begin Listed records

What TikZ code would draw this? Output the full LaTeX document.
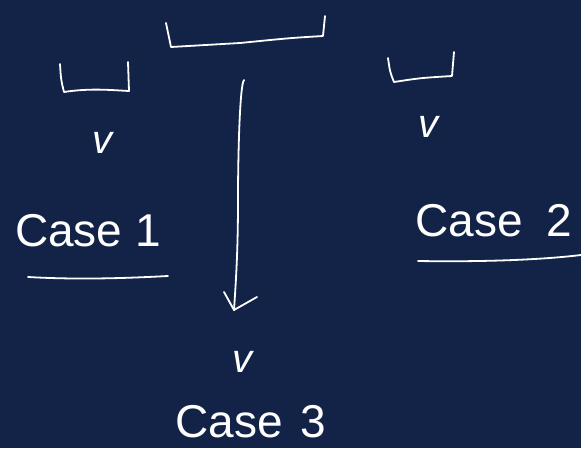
\documentclass[tikz,border=0pt]{standalone}
\usepackage{fontspec}
\setmainfont{Liberation Sans}
\definecolor{navy}{RGB}{19,35,72}
\begin{document}
\begin{tikzpicture}[x=1pt,y=-1pt,
  ink/.style={draw=white,line width=1.8pt,line cap=round,line join=round},
  lbl/.style={text=white,font=\fontsize{46}{50}\selectfont,inner sep=0pt,anchor=base},
  vlbl/.style={text=white,font=\fontsize{40}{44}\selectfont\itshape,inner sep=0pt}]
\fill[navy] (0,0) rectangle (581,448);
\useasboundingbox (0,0) rectangle (581,448);
% brackets
\draw[ink] (166,23) .. controls (168,35) .. (171,47) -- (240,43) .. controls (290,38) .. (323,36) -- (325,16);
\draw[ink] (60,64) .. controls (61,80) .. (64,92) .. controls (90,88) and (110,90) .. (129,91) -- (128,62);
\draw[ink] (388,58) .. controls (390,72) .. (394,82) .. controls (420,78) .. (452,76) -- (454,52);
% v labels
\node[vlbl] (v1) at (102,143) {v};
\node[vlbl] (v2) at (428,127) {v};
\node[vlbl] (v3) at (242,362) {v};
% case labels
\node[lbl] (c1) at (88,246) {Case 1};
\node[lbl] (c2) at (494,236) {Case\hspace{24pt}2};
\node[lbl] (c3) at (251,437) {Case\hspace{18pt}3};
% underlines
\coordinate (u1a) at (28,277); \coordinate (u1b) at (168,276);
\coordinate (u2a) at (418,261); \coordinate (u2b) at (581,255);
\draw[ink] (u1a) .. controls (80,280) and (130,278) .. (u1b);
\draw[ink] (u2a) .. controls (480,262) and (540,260) .. (u2b);
% arrow
\coordinate (as) at (244,80);
\coordinate (at) at (234,310);
\draw[ink] (as) .. controls (240,84) and (238,150) .. (238,200) .. controls (238,250) and (236,280) .. (at);
\draw[ink] (224,292) -- (at) -- (257,297);
\end{tikzpicture}
\end{document}
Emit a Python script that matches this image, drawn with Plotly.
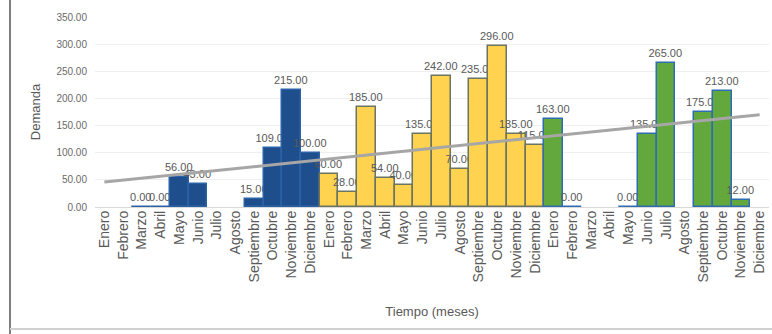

end Listed records

Written request ::
Write the records out again in full, exactly, and skip every picture.

The solution ::
What TikZ code would draw this? Output the full LaTeX document.
\documentclass[tikz,border=0pt]{standalone}
\usepackage{fontspec}
\setmainfont{Liberation Sans}
\definecolor{navy}{RGB}{19,35,72}
\begin{document}
\begin{tikzpicture}[x=1pt,y=-1pt,
  ink/.style={draw=white,line width=1.8pt,line cap=round,line join=round},
  lbl/.style={text=white,font=\fontsize{46}{50}\selectfont,inner sep=0pt,anchor=base},
  vlbl/.style={text=white,font=\fontsize{40}{44}\selectfont\itshape,inner sep=0pt}]
\fill[navy] (0,0) rectangle (581,448);
\useasboundingbox (0,0) rectangle (581,448);
% brackets
\draw[ink] (166,23) .. controls (168,35) .. (171,47) -- (240,43) .. controls (290,38) .. (323,36) -- (325,16);
\draw[ink] (60,64) .. controls (61,80) .. (64,92) .. controls (90,88) and (110,90) .. (129,91) -- (128,62);
\draw[ink] (388,58) .. controls (390,72) .. (394,82) .. controls (420,78) .. (452,76) -- (454,52);
% v labels
\node[vlbl] (v1) at (102,143) {v};
\node[vlbl] (v2) at (428,127) {v};
\node[vlbl] (v3) at (242,362) {v};
% case labels
\node[lbl] (c1) at (88,246) {Case 1};
\node[lbl] (c2) at (494,236) {Case\hspace{24pt}2};
\node[lbl] (c3) at (251,437) {Case\hspace{18pt}3};
% underlines
\coordinate (u1a) at (28,277); \coordinate (u1b) at (168,276);
\coordinate (u2a) at (418,261); \coordinate (u2b) at (581,255);
\draw[ink] (u1a) .. controls (80,280) and (130,278) .. (u1b);
\draw[ink] (u2a) .. controls (480,262) and (540,260) .. (u2b);
% arrow
\coordinate (as) at (244,80);
\coordinate (at) at (234,310);
\draw[ink] (as) .. controls (240,84) and (238,150) .. (238,200) .. controls (238,250) and (236,280) .. (at);
\draw[ink] (224,292) -- (at) -- (257,297);
\end{tikzpicture}
\end{document}
Emit a Python script that matches this image, drawn with Plotly.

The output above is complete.